As an aside you'd be absolutely shocked how few of the British higher ups gave a damn about slavery in this case.
I think you'd be shocked how many did. When Lincoln came to power, he announced he had no intention to act against slavery in order to avert a war. While Palmerston was in power, he was prepared to risk war with- among others- Portugal, Brazil, Spain and the US in order to combat the slave trade. In 1860 he explains to Gladstone that he has "two great objects always before him": one was the defence of England, the other was the abolition of the slave trade.
But, you may say, this only applies to the slave
trade, not to slavery itself. That seems a little unfair, given that Palmerston never differentiated between the two- to him, the trade was "the root which gives life and spirit and stability to the condition of slavery... lay your axe to the root, cut off the supply of nourishment, and the tree will sicken and die, and you will no longer find difficulty in bringing it to the ground". If we argue that Palmerston is not anti-slavery because he focuses on the trade, that leaves Lincoln's focus on the territories on extremely shaky ground. Not to mention the fact that Palmerston was already voting for abolition of slavery in Britain at around the time that Lincoln was starting to aspire to membership of the Illinois legislature.
Contemporary observers were clear on Palmerston's hatred for slavery. CP Villiers wrote to John Bright in January 1862 that his detestation for it would mitigate against him dealing with the Confederacy. Motley wrote the same to Seward in October 1862. The fact that his fundamental motivating political principle seems to disappear when dealing with this topic is a fault in the historiography and not in Palmerston himself.
despite the words of many politicians, most people of the time knew this war was about slavery...The British knew this too.
The British, or at least the majority of them, knew that the South had left the Union because of slavery. What they also knew was that Lincoln had disclaimed any intention to interfere with slavery, that Congress had passed a resolution in July 1861 saying the war was about preserving the Union not freeing the slaves, that there were slave-owning states still in the Union, one of which- Missouri- had attempted in late 1860 to have an escaped slave extradited from Canada to be burned alive, that Seward had requested foreign powers to return escaped slaves to their owners, that Lincoln had countermanded Fremont's own emancipation measures, that free blacks in the Northern States suffered levels of racial discrimination which even the British considered excessive, that the Emancipation Proclamation didn't touch slaves when their masters were loyal...

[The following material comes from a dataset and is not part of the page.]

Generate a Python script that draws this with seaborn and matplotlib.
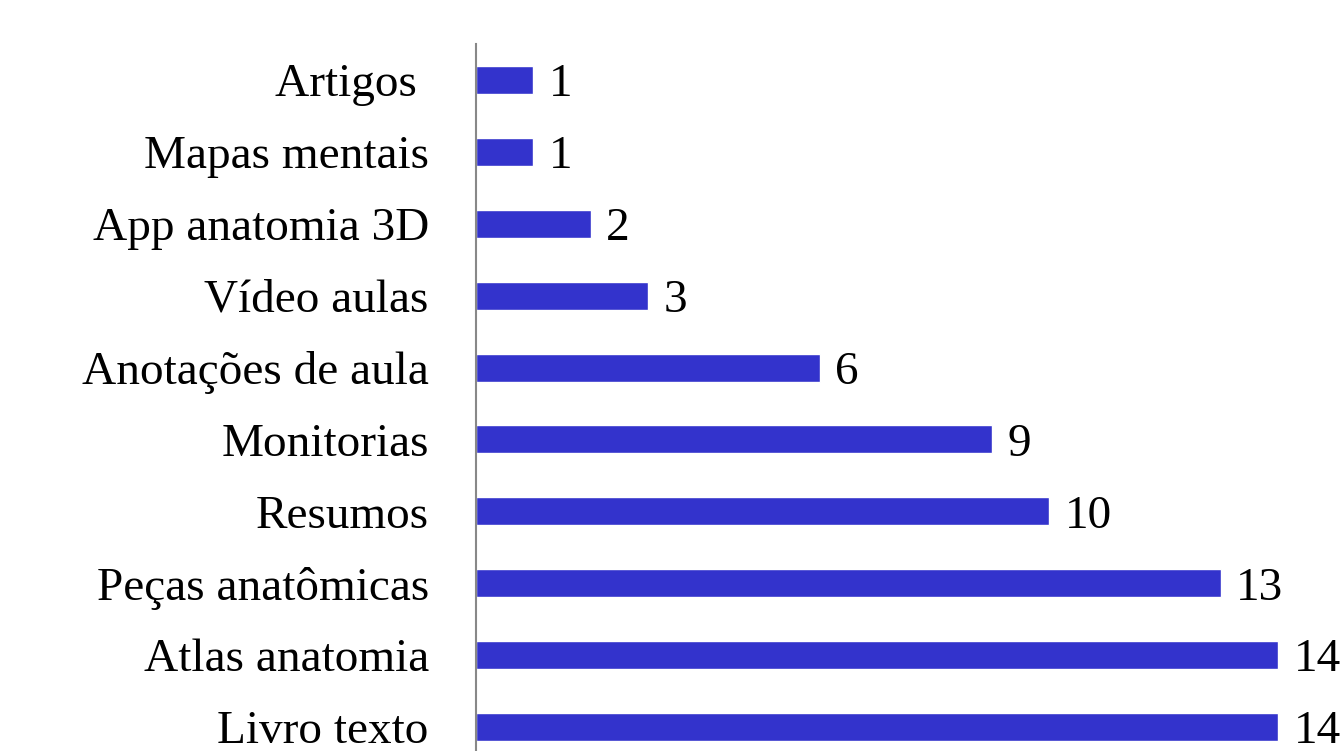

What the British knew was that if the South had decided that slavery could be secured within the Union and offered to lay down their arms and returning to the Union in return for it being secured, they were likely to get their way. The fact that in 1864 Lincoln drafted a private letter saying "if Jefferson Davis wishes to know what I would do if he were to offer peace and reunion, saying nothing about slavery, let him try me" strongly suggests that what they knew was right.
There are two areas that they're perhaps confused on. One is the fact that the South refuse to take an apparently easy avenue to secure slavery: this leads many to the incorrect conclusion that the South wants independence rather than the correct conclusion that they consider independence the best way of securing slavery. The second is that they are over-optimistic about the likelihood of slavery ending in the event of Southern independence: however, this is entirely understandable not just in the light of contemporary beliefs about providentialism and progress, but also when you consider that the British could expect to have the North pushing for abolition alongside them instead of helping to shore it up as they have done previously. What they weren't confused about, and what even the strongest Union partisan will concede, is that there was a serious risk that the restoration of the Union could have made slavery more, not less, secure than before.
Incidentally, the answer to this question:
Why didn't Britain intervene in the American Civil War?
can be found by taking a sheet of paper, making a list of all the civil wars which took place between 1815 and 1914, and then highlighting all the ones in which Britain intervened. Joining in a civil war took place only under absolutely exceptional circumstances: despite the amount of times it comes up on this boards, the closest that Britain
actually came to intervening in the American Civil War was scheduling a cabinet meeting to discuss the propriety of raising the question with other European governments as to whether they should come together and make a non-binding offer of mediation. That's it, unless you count all the times that someone raised the question of intervention in
Parliament and was shot down by a member of the government.